- **Written exercise**: Print the lines of the listing below verbatim from its first line through the line bearing "const fs = 27;". Any pictures are to be omitted.
((
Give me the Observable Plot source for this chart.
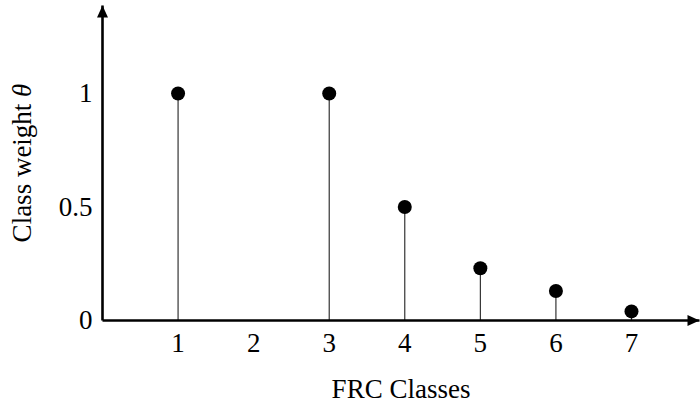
<!DOCTYPE html>
<html>
<head>
<meta charset="utf-8">
<script src="https://cdn.jsdelivr.net/npm/d3@7"></script>
<script src="https://cdn.jsdelivr.net/npm/@observablehq/plot@0.6"></script>
<style>
  html, body { margin: 0; padding: 0; background: #fff; }
  #chart svg { display: block; }
</style>
</head>
<body>
<div id="chart"></div>
<script>
// Data
const classes = [1, 3, 4, 5, 6, 7];
const weights = [1, 1, 0.5, 0.23, 0.13, 0.04];
const xTicks = [1, 2, 3, 4, 5, 6, 7];
const yTicks = [0, 0.5, 1];
const yTickLabels = ["0", "0.5", "1"];
const xLabel = "FRC Classes";
const yLabel = "Class weight θ";
const xMax = 7.9;
const yMax = 1.388;

const points = classes.map((c, i) => ({cls: c, w: weights[i]}));

function triMarker(color, context) {
  const doc = context.document;
  const ns = "http://www.w3.org/2000/svg";
  const m = doc.createElementNS(ns, "marker");
  m.setAttribute("viewBox", "-13 -7 14 14");
  m.setAttribute("markerUnits", "userSpaceOnUse");
  m.setAttribute("markerWidth", 14);
  m.setAttribute("markerHeight", 14);
  m.setAttribute("refX", 0);
  m.setAttribute("refY", 0);
  m.setAttribute("orient", "auto");
  const p = doc.createElementNS(ns, "path");
  p.setAttribute("d", "M-12,-5.5L0,0L-12,5.5Z");
  p.setAttribute("fill", "#000");
  p.setAttribute("stroke", "none");
  m.appendChild(p);
  return m;
}

const font = "'Liberation Serif', 'Times New Roman', serif";
const fs = 27;

const chart = Plot.plot({
  width: 700,
  height: 414,
  marginLeft: 102,
  marginRight: 1,
  marginTop: 5,
  marginBottom: 94,
  style: {fontFamily: font, fontSize: fs + "px", color: "#000", background: "#fff"},
  x: {domain: [0, xMax]},
  y: {domain: [0, yMax]},
  marks: [
    Plot.ruleX(points, {x: "cls", y1: 0, y2: "w", stroke: "#222", strokeWidth: 1.1}),
    Plot.link([{x1: 0, y1: 0, x2: xMax, y2: 0}], {x1: "x1", y1: "y1", x2: "x2", y2: "y2", stroke: "#000", strokeWidth: 2.6, markerEnd: triMarker}),
    Plot.link([{x1: 0, y1: 0, x2: 0, y2: yMax}], {x1: "x1", y1: "y1", x2: "x2", y2: "y2", stroke: "#000", strokeWidth: 2.6, markerEnd: triMarker}),
    Plot.dot(points, {x: "cls", y: "w", r: 7, fill: "#000", stroke: "none"}),
    Plot.axisX({ticks: xTicks, tickSize: 0, tickPadding: 12, label: null, fontSize: fs}),
    Plot.axisY({ticks: yTicks, tickFormat: (d) => yTickLabels[yTicks.indexOf(d)], tickSize: 0, tickPadding: 10, label: null, fontSize: fs}),
    Plot.text([xLabel], {frameAnchor: "bottom", dy: 77, text: d => d, fontSize: fs, textAnchor: "middle"}),
    Plot.text([yLabel], {frameAnchor: "left", dx: -80, rotate: -90, text: d => d, fontSize: fs, textAnchor: "middle"})
  ]
});

document.getElementById("chart").appendChild(chart);

// Italicize theta
chart.querySelectorAll("text").forEach(t => {
  if (t.textContent.includes("θ") && t.children.length === 0) {
    const txt = t.textContent;
    const idx = txt.indexOf("θ");
    t.textContent = txt.slice(0, idx);
    const ts = document.createElementNS("http://www.w3.org/2000/svg", "tspan");
    ts.setAttribute("font-style", "italic");
    ts.textContent = "θ";
    t.appendChild(ts);
  }
});
</script>
</body>
</html>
))
- **Written solution**:
Give me the Observable Plot source for this chart.
<!DOCTYPE html>
<html>
<head>
<meta charset="utf-8">
<script src="https://cdn.jsdelivr.net/npm/d3@7"></script>
<script src="https://cdn.jsdelivr.net/npm/@observablehq/plot@0.6"></script>
<style>
  html, body { margin: 0; padding: 0; background: #fff; }
  #chart svg { display: block; }
</style>
</head>
<body>
<div id="chart"></div>
<script>
// Data
const classes = [1, 3, 4, 5, 6, 7];
const weights = [1, 1, 0.5, 0.23, 0.13, 0.04];
const xTicks = [1, 2, 3, 4, 5, 6, 7];
const yTicks = [0, 0.5, 1];
const yTickLabels = ["0", "0.5", "1"];
const xLabel = "FRC Classes";
const yLabel = "Class weight θ";
const xMax = 7.9;
const yMax = 1.388;

const points = classes.map((c, i) => ({cls: c, w: weights[i]}));

function triMarker(color, context) {
  const doc = context.document;
  const ns = "http://www.w3.org/2000/svg";
  const m = doc.createElementNS(ns, "marker");
  m.setAttribute("viewBox", "-13 -7 14 14");
  m.setAttribute("markerUnits", "userSpaceOnUse");
  m.setAttribute("markerWidth", 14);
  m.setAttribute("markerHeight", 14);
  m.setAttribute("refX", 0);
  m.setAttribute("refY", 0);
  m.setAttribute("orient", "auto");
  const p = doc.createElementNS(ns, "path");
  p.setAttribute("d", "M-12,-5.5L0,0L-12,5.5Z");
  p.setAttribute("fill", "#000");
  p.setAttribute("stroke", "none");
  m.appendChild(p);
  return m;
}

const font = "'Liberation Serif', 'Times New Roman', serif";
const fs = 27;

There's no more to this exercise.